Been fired over something on your Facebook account (like that one pic from Mardi Gras you forgot to delete)? Feel like you didn't deserve to be fired over a mistake you made ten years ago? Well, if you feel like you've been the victim of wrongful social-media termination, then Brian Zulberti is coming to your rescue. Zulberti, a lawyer from Delaware, has initiated a hunger strike outside of the United States Supreme Court to fight "for your right to have a social life without consequences at work." Whew!

It is a cause dear to Zulberti's heart: He was once fired as a high school tennis coach for posting comments about an opposing player. The Villanova Law School graduate has stationed himself comfortably outside the Supreme Court in Washington, D.C. in a lawn chair. He was photographed wearing a hat printed with "Us Versus Them" and a shirt printed with a picture of himself wearing the same hat and posing shirtless in front of the Capitol. (I guess the shirtlessness is to drive the point home that embarrassing photos should not affect one's employment status, or hunger strike.)

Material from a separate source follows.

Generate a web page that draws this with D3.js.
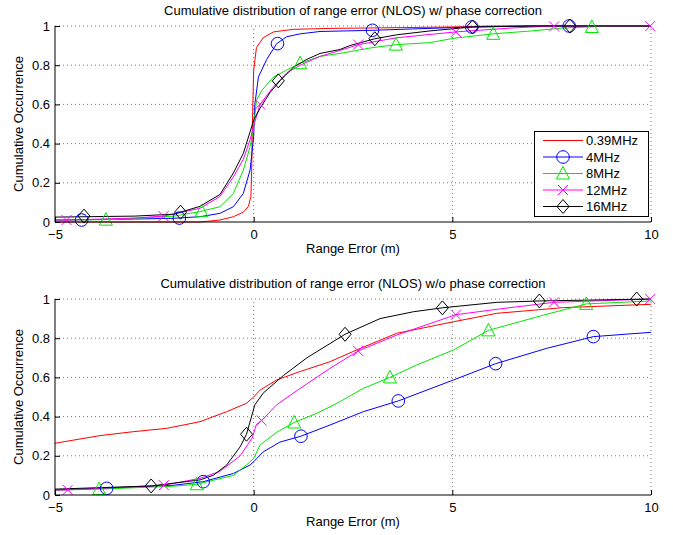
<!DOCTYPE html>
<html><head><meta charset="utf-8">
<script src="https://cdn.jsdelivr.net/npm/d3@7"></script>
<style>body{margin:0;background:#fff;} text{font-family:"Liberation Sans",Arial,Helvetica,sans-serif;}</style>
</head><body><svg id="c" width="673" height="535"></svg>
<script>
const seriesNames = ["0.39MHz","4MHz","8MHz","12MHz","16MHz"];
const colors = ["#ff0000","#0000ff","#00e600","#ff00ff","#000000"];
const markerTypes = ["none","circle","triangle","x","diamond"];
const xTicks = [-5,0,5,10];
const yTicks = [0,0.2,0.4,0.6,0.8,1];
const titles = ["Cumulative distribution of range error (NLOS) w/ phase correction",
                "Cumulative distribution of range error (NLOS) w/o phase correction"];

// top: with phase correction
const topRed = [[-5,0],[-2,0],[-1.35,0],[-0.85,0.01],[-0.51,0.027],[-0.26,0.05],[-0.13,0.08],[-0.07,0.13],[-0.05,0.265],[-0.03,0.52],[0,0.775],[0.07,0.89],[0.24,0.94],[0.5,0.97],[1.0,0.983],[2,0.988],[3,0.99],[5,0.995],[6,1],[10,1]];
const topBlue = [[-5,0.01],[-3,0.015],[-2,0.019],[-1.35,0.027],[-0.85,0.044],[-0.51,0.078],[-0.26,0.146],[-0.09,0.265],[0,0.435],[0.03,0.6],[0.12,0.74],[0.33,0.83],[0.58,0.91],[0.83,0.945],[1.17,0.96],[1.67,0.972],[3,0.978],[4,0.985],[5.5,0.995],[7,1],[10,1]];
const topGreen = [[-5,0.01],[-3.7,0.012],[-2,0.03],[-1.35,0.053],[-0.85,0.078],[-0.51,0.146],[-0.26,0.265],[-0.09,0.384],[0,0.486],[0.07,0.62],[0.2,0.67],[0.5,0.74],[0.83,0.775],[1.17,0.81],[1.67,0.845],[2.17,0.86],[3.0,0.89],[3.6,0.905],[4.44,0.915],[5.02,0.937],[6.03,0.96],[7.0,0.975],[7.8,0.99],[9,1],[10,1]];
const topMag = [[-5,0.01],[-4.7,0.01],[-3,0.02],[-2.27,0.03],[-1.35,0.07],[-0.85,0.13],[-0.51,0.23],[-0.26,0.32],[-0.09,0.42],[0,0.49],[0.16,0.6],[0.5,0.69],[0.83,0.76],[1.17,0.8],[1.67,0.845],[2.17,0.875],[2.63,0.905],[3.6,0.94],[5.09,0.97],[6.5,0.99],[7.56,1],[10,1]];
const topBlack = [[-5,0.025],[-3,0.03],[-2,0.04],[-1.84,0.05],[-1.35,0.08],[-0.85,0.14],[-0.51,0.25],[-0.26,0.35],[-0.09,0.46],[0,0.52],[0.16,0.58],[0.41,0.66],[0.66,0.72],[1.0,0.79],[1.34,0.83],[1.67,0.86],[2.17,0.88],[2.42,0.9],[3.05,0.935],[3.6,0.955],[4.44,0.975],[5.51,0.995],[7,1],[10,1]];
const topMarkBlue = [[-4.33,0.01],[-1.87,0.02],[0.6,0.91],[2.99,0.978],[5.49,0.995],[7.94,1]];
const topMarkGreen = [[-3.72,0.012],[-1.31,0.055],[1.17,0.81],[3.58,0.905],[6.03,0.96],[8.51,0.995]];
const topMarkMag = [[-4.71,0.01],[-2.27,0.03],[0.16,0.6],[2.63,0.905],[5.09,0.97],[7.56,0.998],[9.98,1]];
const topMarkBlack = [[-4.27,0.03],[-1.84,0.05],[0.62,0.72],[3.05,0.935],[5.51,0.995],[7.96,1]];

// bottom: without phase correction
const botRed = [[-5,0.264],[-3.87,0.303],[-3.03,0.323],[-2.19,0.34],[-1.35,0.374],[-0.68,0.425],[-0.18,0.468],[0,0.5],[0.16,0.535],[0.58,0.587],[1.17,0.63],[1.92,0.68],[2.59,0.74],[3.6,0.825],[5.03,0.884],[6.12,0.927],[7.8,0.956],[10,0.973]];
const botBlue = [[-5,0.026],[-3.7,0.034],[-2,0.05],[-1.27,0.068],[-0.51,0.11],[-0.09,0.153],[0,0.17],[0.24,0.22],[0.66,0.27],[1.19,0.3],[1.92,0.357],[2.76,0.425],[3.64,0.48],[5.03,0.587],[6.09,0.67],[7.37,0.748],[8.55,0.808],[10,0.83]];
const botGreen = [[-5,0.025],[-3.89,0.03],[-2,0.045],[-1.43,0.055],[-0.51,0.1],[-0.18,0.153],[0,0.187],[0.16,0.255],[0.58,0.32],[1.02,0.37],[1.59,0.417],[1.92,0.45],[2.17,0.476],[2.76,0.544],[3.43,0.6],[4.1,0.663],[5.03,0.74],[5.91,0.84],[7.3,0.918],[8.37,0.975],[10,0.99]];
const botMag = [[-5,0.025],[-4.68,0.026],[-2.26,0.05],[-1.35,0.085],[-0.85,0.12],[-0.34,0.2],[-0.04,0.29],[0.07,0.36],[0.2,0.38],[0.58,0.46],[1.17,0.544],[1.92,0.646],[2.63,0.735],[3.6,0.816],[5.09,0.92],[6.3,0.952],[7.56,0.983],[10,1]];
const botBlack = [[-5,0.03],[-2.58,0.046],[-1.35,0.077],[-1.02,0.1],[-0.68,0.153],[-0.34,0.246],[-0.18,0.31],[0.03,0.46],[0.24,0.52],[0.75,0.61],[1.34,0.7],[2.3,0.82],[3.18,0.9],[4.02,0.935],[4.75,0.955],[6.12,0.983],[7.19,0.99],[10,1]];
const botMarkBlue = [[-3.7,0.034],[-1.27,0.068],[1.19,0.3],[3.64,0.48],[6.09,0.67],[8.55,0.808]];
const botMarkGreen = [[-3.89,0.03],[-1.43,0.055],[1.02,0.37],[3.43,0.6],[5.91,0.84],[8.37,0.975]];
const botMarkMag = [[-4.68,0.026],[-2.26,0.05],[0.2,0.38],[2.63,0.735],[5.09,0.92],[7.56,0.983],[9.98,1]];
const botMarkBlack = [[-2.58,0.046],[-0.18,0.31],[2.3,0.82],[4.75,0.955],[7.19,0.99],[9.64,1]];

const panels = [
  {top:26, bottom:222, title:titles[0], lines:[topRed,topBlue,topGreen,topMag,topBlack],
   marks:[[],topMarkBlue,topMarkGreen,topMarkMag,topMarkBlack], legend:true},
  {top:299, bottom:495, title:titles[1], lines:[botRed,botBlue,botGreen,botMag,botBlack],
   marks:[[],botMarkBlue,botMarkGreen,botMarkMag,botMarkBlack], legend:false}
];

const svg = d3.select("#c");
const x = d3.scaleLinear().domain([-5,10]).range([55,651]);
const FS = 13;

function drawMarker(g, type, cx, cy, color){
  if(type==="circle") g.append("circle").attr("cx",cx).attr("cy",cy).attr("r",6.3).attr("fill","none").attr("stroke",color).attr("stroke-width",1);
  else if(type==="triangle") g.append("path").attr("d",`M${cx},${cy-7}L${cx+6.5},${cy+5.5}L${cx-6.5},${cy+5.5}Z`).attr("fill","none").attr("stroke",color).attr("stroke-width",1);
  else if(type==="diamond") g.append("path").attr("d",`M${cx},${cy-7}L${cx+6},${cy}L${cx},${cy+7}L${cx-6},${cy}Z`).attr("fill","none").attr("stroke",color).attr("stroke-width",1);
  else if(type==="x") g.append("path").attr("d",`M${cx-5},${cy-5}L${cx+5},${cy+5}M${cx-5},${cy+5}L${cx+5},${cy-5}`).attr("fill","none").attr("stroke",color).attr("stroke-width",1);
}

panels.forEach(p=>{
  const y = d3.scaleLinear().domain([0,1]).range([p.bottom,p.top]);
  const g = svg.append("g");
  // grid
  g.selectAll(".gx").data(xTicks.filter(t=>t!==-5)).enter().append("line")
    .attr("x1",d=>x(d)).attr("x2",d=>x(d)).attr("y1",p.bottom).attr("y2",p.top)
    .attr("stroke","#555").attr("stroke-width",0.8).attr("stroke-dasharray","1,3");
  g.selectAll(".gy").data(yTicks.filter(t=>t!==0)).enter().append("line")
    .attr("x1",55).attr("x2",651).attr("y1",d=>y(d)).attr("y2",d=>y(d))
    .attr("stroke","#555").attr("stroke-width",0.8).attr("stroke-dasharray","1,3");
  // lines
  const line = d3.line().x(d=>x(d[0])).y(d=>y(d[1]));
  p.lines.forEach((data,i)=>{
    g.append("path").datum(data).attr("d",line).attr("fill","none").attr("stroke",colors[i]).attr("stroke-width",1);
  });
  p.marks.forEach((m,i)=>{
    m.forEach(d=>drawMarker(g, markerTypes[i], x(d[0]), y(d[1]), colors[i]));
  });
  // axes
  const ax = g.append("g").attr("transform",`translate(0,${p.bottom})`)
    .call(d3.axisBottom(x).tickValues(xTicks).tickSize(-5).tickPadding(8).tickFormat(d=>d<0?"\u2212"+Math.abs(d):d));
  const ay = g.append("g").attr("transform",`translate(55,0)`)
    .call(d3.axisLeft(y).tickValues(yTicks).tickSize(-5).tickPadding(5).tickFormat(d=>d===0||d===1?String(d):d3.format(".1f")(d)));
  [ax,ay].forEach(a=>{
    a.select(".domain").attr("stroke","#000").attr("stroke-width",1);
    a.selectAll(".tick line").attr("stroke","#000");
    a.selectAll("text").attr("font-size",FS).attr("fill","#000").attr("font-family","Liberation Sans, Arial, sans-serif");
  });
  ax.select(".domain").attr("d",`M55,0H651`);
  ay.select(".domain").attr("d",`M0,${p.bottom}V${p.top}`);
  // titles
  g.append("text").attr("x",353).attr("y",p.top-11).attr("text-anchor","middle").attr("font-size",FS).text(p.title);
  g.append("text").attr("x",353).attr("y",p.bottom+31).attr("text-anchor","middle").attr("font-size",FS).text("Range Error (m)");
  g.append("text").attr("transform",`translate(23,${(p.top+p.bottom)/2}) rotate(-90)`).attr("text-anchor","middle").attr("font-size",FS).text("Cumulative Occurrence");
  if(p.legend){
    const lg = g.append("g");
    lg.append("rect").attr("x",534.5).attr("y",131.5).attr("width",114).attr("height",85).attr("fill","#fff").attr("stroke","#000").attr("stroke-width",1);
    seriesNames.forEach((n,i)=>{
      const ly = 140.5 + i*16.5;
      lg.append("line").attr("x1",543).attr("x2",583).attr("y1",ly).attr("y2",ly).attr("stroke",colors[i]).attr("stroke-width",1);
      drawMarker(lg, markerTypes[i], 563, ly, colors[i]);
      lg.append("text").attr("x",586).attr("y",ly+4.5).attr("font-size",FS).text(n);
    });
  }
});
</script></body></html>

In a letter to his fellow lawyers, obtained by Philadelphia Magazine, Zulberti writes:

I contact you asking for your support in an important social cause, albeit a controversial one. Here in Delaware, attorneys have a tendency to tout themselves as paradigms of legal competence, candor, and professionalism. What better distinguished body to take the forefront and speak out against the tidal wave of social media firings that is unjustly obliterating competent and driven employees from coast to coast.

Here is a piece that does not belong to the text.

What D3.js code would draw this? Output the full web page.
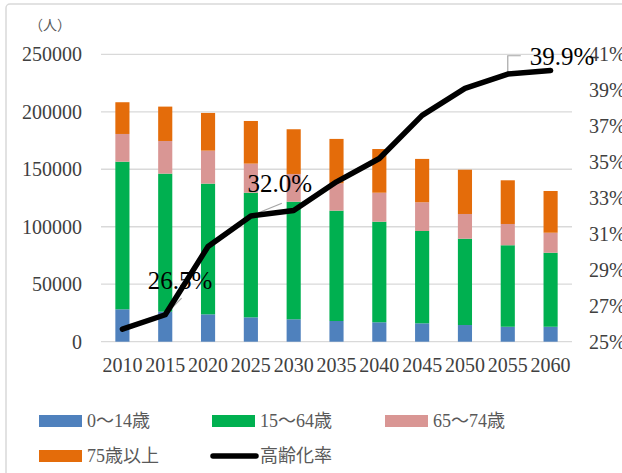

The problem is simple. Americans everywhere, especially professionals such as ourselves, are being fired for posting things through social media that are completely legal and have no tangible relevance whatsoever to their performance at work. The result has been the rise of the nonsensical belief that employers have the right to deem all of their employees as the “face of the company” during every waking moment of their lives.

Zulberti is such a firm believer in this cause that he's willing to die for it. "I will die right here, no doubt about it, 100 percent certain," he told the Washington Post. "I will do it for the headline: ‘Attorney Dies, Collapses in Front of the Supreme Court of the United States, Talking About Privacy Issues.’ Or I get the [press]. Either way, the message is out and I’ve won. Can’t lose."

This isn't the first time he's done this kind of thing.

He Applied For Jobs With a Selfie

After being fired for his own social media postings, Zulberti decided to rage against the system by including a selfie of himself along with his job applications. The selfie he sent is underwhelming at best — he's wearing a rolled up Villanova t-shirt and pursing his lips in a weird mild duck face.

If that's supposed to be some kind of statement, then I didn't quite catch it.

Zulberti commented in a WUSA9 news segment that he doesn't believe Americans should feel like they're on a constant job interview, that they are "the face of the company at 4 a.m. on a dance floor."

Last time we checked, we're all in agreement here. Nobody's stopping us from going out; it's just common sense to be careful when posting pictures to your public profile.

He Defended a Homophobic Man

Zulberti's been bringing his cause all over the country, and recently traveled to New Jersey to defend Sam Falcetano, a Department of Public Works employee who was fired for writing homophobic posts on Facebook. Zulberti told the Post that he is "about as gay as the day is long." Still, he insisted in a blog post titled "The Sam Falcetano Jr. Story — a Douchebag Wronged in Jersey" that Falcetano still shouldn't have been fired.

Wonder what he would say about the Donald Sterling fiasco?

He Wants 90 Seconds of National Air Time or He Will Starve to Death — Your Choice

"I want a major TV network," he told the Post. "I want a 90-second spot on a major network during prime time. Yes, if you were from CNN and you said Anderson Cooper will air you tonight, I would pack up my signs and leave. Mission accomplished."

His Website Features Photo Collages That Incorporate His Selfies (and the Dalai Lama)

Or He Will Continue to Post Naked Pictures of Himself

"Look, if I’ve got to get your eyes to my penis to see the problems with the nation," he told the Post, "then so be it."